Les opérateurs économiques qui auraient bénéficié de pratiques discriminatoires peuvent également faire l’objet de sanctions. Outre l’annulation du contrat, ils s’exposent à :
- Des sanctions financières prononcées par l’Autorité de la concurrence
- Une exclusion des procédures de passation des marchés publics pour une durée maximale de 3 ans
- Des poursuites pénales pour recel de favoritisme ou corruption
Il convient de souligner que la responsabilité de l’acheteur public peut être engagée en cas de discrimination avérée. Les candidats lésés peuvent ainsi demander réparation du préjudice subi, notamment la perte de chance d’obtenir le marché.

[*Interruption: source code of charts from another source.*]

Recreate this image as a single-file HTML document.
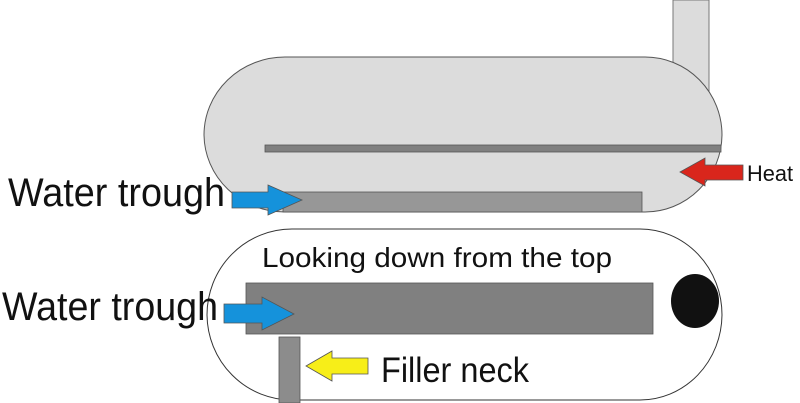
<!DOCTYPE html>
<html><head><style>html,body{margin:0;padding:0;background:#fff}svg{display:block}</style></head>
<body>
<svg width="800" height="403" viewBox="0 0 800 403" xmlns="http://www.w3.org/2000/svg" font-family="Liberation Sans, sans-serif">
<rect x="673" y="0" width="36" height="96" fill="#dcdcdc" stroke="#777" stroke-width="1"/>
<path d="M285,57 L645,57 A77,78 0 0 1 722,135 A77,78 0 0 1 645,212 L285,212 A81,78 0 0 1 204,135 A81,78 0 0 1 285,57 Z" fill="#dcdcdc" stroke="#555" stroke-width="1"/>
<rect x="265" y="145" width="456" height="7" fill="#808080" stroke="#555" stroke-width="0.8"/>
<rect x="283" y="192" width="359" height="20" fill="#979797" stroke="#555" stroke-width="0.8"/>
<polygon points="680,172 705,158 705,165 743,165 743,180 705,180 705,186" fill="#d9261c" stroke="#555" stroke-width="0.8"/>
<text x="747" y="181" font-size="22" textLength="46" lengthAdjust="spacingAndGlyphs" fill="#111">Heat</text>
<polygon points="232,192 268,192 268,185 302,200 268,215 268,208 232,208" fill="#1592db" stroke="#555" stroke-width="0.8"/>
<text x="8" y="206" font-size="40" textLength="217" lengthAdjust="spacingAndGlyphs" fill="#111">Water trough</text>
<path d="M292,229 L640,229 A82,86 0 0 1 722,315 A82,86 0 0 1 640,400 L292,400 A85,86 0 0 1 207,315 A85,86 0 0 1 292,229 Z" fill="#fff" stroke="#333" stroke-width="1"/>
<text x="262" y="267" font-size="28" textLength="350" lengthAdjust="spacingAndGlyphs" fill="#111">Looking down from the top</text>
<rect x="246" y="283" width="407" height="51" fill="#808080" stroke="#555" stroke-width="0.8"/>
<ellipse cx="695" cy="301" rx="24" ry="27" fill="#111"/>
<rect x="279" y="337" width="21" height="66" fill="#8c8c8c" stroke="#555" stroke-width="0.8"/>
<polygon points="224,304 262,304 262,297 294,314 262,330 262,323 224,323" fill="#1592db" stroke="#555" stroke-width="0.8"/>
<text x="2" y="320" font-size="40" textLength="216" lengthAdjust="spacingAndGlyphs" fill="#111">Water trough</text>
<polygon points="306,366 332,351 332,358 368,358 368,374 332,374 332,381" fill="#f7ee18" stroke="#555" stroke-width="0.8"/>
<text x="381" y="382" font-size="35" textLength="148" lengthAdjust="spacingAndGlyphs" fill="#111">Filler neck</text>
</svg>
</body></html>
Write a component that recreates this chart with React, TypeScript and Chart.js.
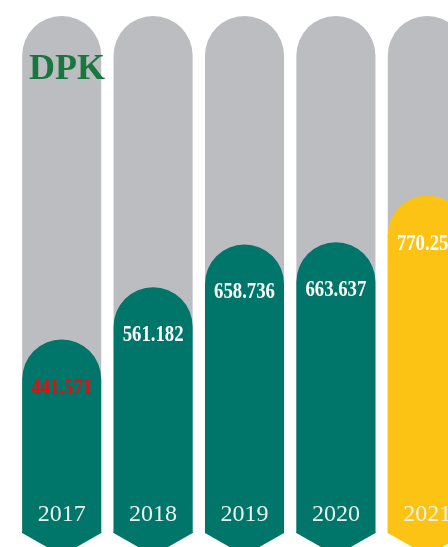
import React, { useEffect, useRef } from "react";
import { Chart, registerables } from "chart.js";

Chart.register(...registerables);

const years = ["2017", "2018", "2019", "2020", "2021"];
const values = [441.571, 561.182, 658.736, 663.637, 770.254];
const valueLabels = ["441.571", "561.182", "658.736", "663.637", "770.254"];
const trackValues = [1180, 1180, 1180, 1180, 1180];
const scaleMax = 1180;
const barColors = ["#00766a", "#00766a", "#00766a", "#00766a", "#fdc314"];
const labelColors = ["#ee0a0a", "#ffffff", "#ffffff", "#ffffff", "#ffffff"];
const trackColor = "#bcbdc1";
const titleText = "DPK";
const titleColor = "#18773f";

const overlayPlugin = {
  id: "overlay",
  afterDatasetsDraw(chart: any) {
    const ctx = chart.ctx as CanvasRenderingContext2D;
    const meta = chart.getDatasetMeta(0);
    meta.data.forEach((bar: any, i: number) => {
      const { x, y, base, width } = bar.getProps(["x", "y", "base", "width"], true);
      const hw = width / 2;
      ctx.save();
      // chevron bottom
      ctx.fillStyle = barColors[i];
      ctx.beginPath();
      ctx.moveTo(x - hw, base - 1);
      ctx.lineTo(x + hw, base - 1);
      ctx.lineTo(x + hw, base);
      ctx.lineTo(x, base + hw * 0.57);
      ctx.lineTo(x - hw, base);
      ctx.closePath();
      ctx.fill();
      ctx.restore();

      // value label
      ctx.save();
      ctx.font = "bold 24px 'Liberation Serif', 'Times New Roman', serif";
      ctx.fillStyle = labelColors[i];
      ctx.textAlign = "center";
      ctx.textBaseline = "alphabetic";
      ctx.translate(x, y + 54);
      ctx.scale(0.78, 1);
      ctx.fillText(valueLabels[i], 0, 0);
      ctx.restore();

      // year label
      ctx.save();
      ctx.font = "24px 'Liberation Serif', 'Times New Roman', serif";
      ctx.fillStyle = "#eef2ee";
      ctx.textAlign = "center";
      ctx.textBaseline = "alphabetic";
      ctx.fillText(years[i], x, base - 12);
      ctx.restore();
    });

    // title
    ctx.save();
    ctx.font = "bold 36px 'Liberation Serif', 'Times New Roman', serif";
    ctx.fillStyle = titleColor;
    ctx.textAlign = "left";
    ctx.textBaseline = "alphabetic";
    ctx.fillText(titleText, 29, 78.5);
    ctx.restore();
  },
};

export default function App() {
  const canvasRef = useRef<HTMLCanvasElement | null>(null);

  useEffect(() => {
    document.body.style.margin = "0";
    document.documentElement.style.overflow = "hidden";
    const canvas = canvasRef.current;
    if (!canvas) return;
    const chart = new Chart(canvas, {
      type: "bar",
      data: {
        labels: years,
        datasets: [
          {
            data: values,
            backgroundColor: barColors,
            borderWidth: 0,
            grouped: false,
            barPercentage: 1,
            categoryPercentage: 0.865,
            borderRadius: { topLeft: 40, topRight: 40, bottomLeft: 0, bottomRight: 0 },
            borderSkipped: false,
          } as any,
          {
            data: trackValues,
            backgroundColor: trackColor,
            borderWidth: 0,
            grouped: false,
            barPercentage: 1,
            categoryPercentage: 0.865,
            borderRadius: { topLeft: 40, topRight: 40, bottomLeft: 0, bottomRight: 0 },
            borderSkipped: false,
          } as any,
        ],
      },
      options: {
        responsive: true,
        maintainAspectRatio: false,
        animation: false,
        layout: { padding: { left: 16, right: 0, top: 16, bottom: 14 } },
        plugins: {
          legend: { display: false },
          tooltip: { enabled: false },
          title: { display: false },
        },
        scales: {
          x: { display: false, grid: { display: false } },
          y: { display: false, min: 0, max: scaleMax, grid: { display: false } },
        },
      },
      plugins: [overlayPlugin],
    });
    return () => chart.destroy();
  }, []);

  return (
    <div style={{ width: 448, height: 547, overflow: "hidden", position: "relative", background: "#ffffff" }}>
      <div style={{ width: 473, height: 547, position: "relative" }}>
        <canvas ref={canvasRef} />
      </div>
    </div>
  );
}
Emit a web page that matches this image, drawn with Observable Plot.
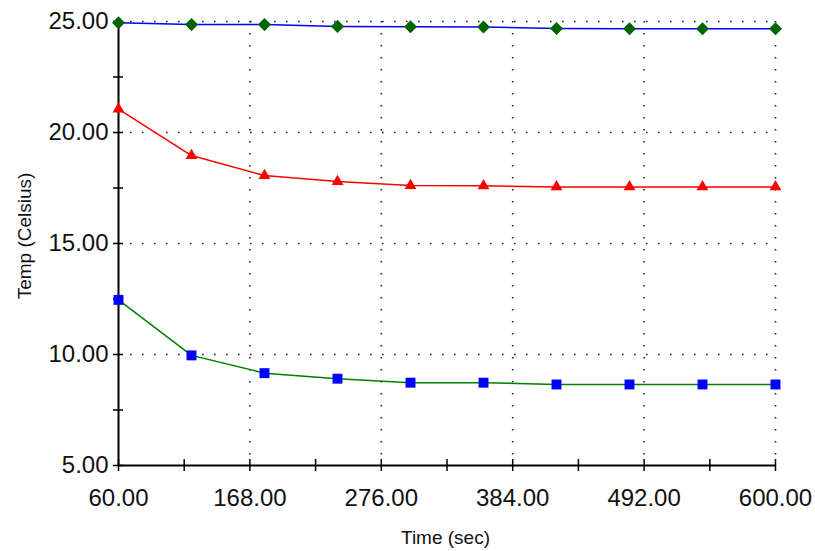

Vers une meilleure prévention des discriminations dans les marchés publics
Face à la persistance de pratiques discriminatoires, de nouvelles pistes sont explorées pour renforcer la prévention et la détection des discriminations dans les marchés publics.
L’une des voies prometteuses réside dans le développement de l’open data appliqué à la commande publique. La mise à disposition en libre accès des données relatives aux marchés publics permettrait un meilleur contrôle citoyen et faciliterait la détection d’éventuelles anomalies statistiques révélatrices de pratiques discriminatoires.
Le recours accru aux technologies numériques dans la passation des marchés publics offre également de nouvelles opportunités. Les plateformes de dématérialisation des procédures peuvent intégrer des outils d’analyse automatisée pour détecter les critères potentiellement discriminatoires dans les documents de consultation.
La formation continue des acheteurs publics demeure un axe prioritaire. Au-delà des aspects juridiques, il s’agit de développer une véritable culture de l’égalité de traitement et de la diversité dans la commande publique.
Enfin, certains acteurs plaident pour un renforcement du cadre légal, notamment en introduisant des mécanismes de class action permettant aux associations de lutte contre les discriminations d’agir en justice au nom des opérateurs économiques lésés.
La lutte contre les discriminations dans les marchés publics s’inscrit dans une démarche plus large de promotion de l’intégrité et de la transparence de l’action publique. Elle contribue non seulement à garantir une concurrence loyale entre les opérateurs économiques, mais aussi à renforcer la confiance des citoyens dans leurs institutions.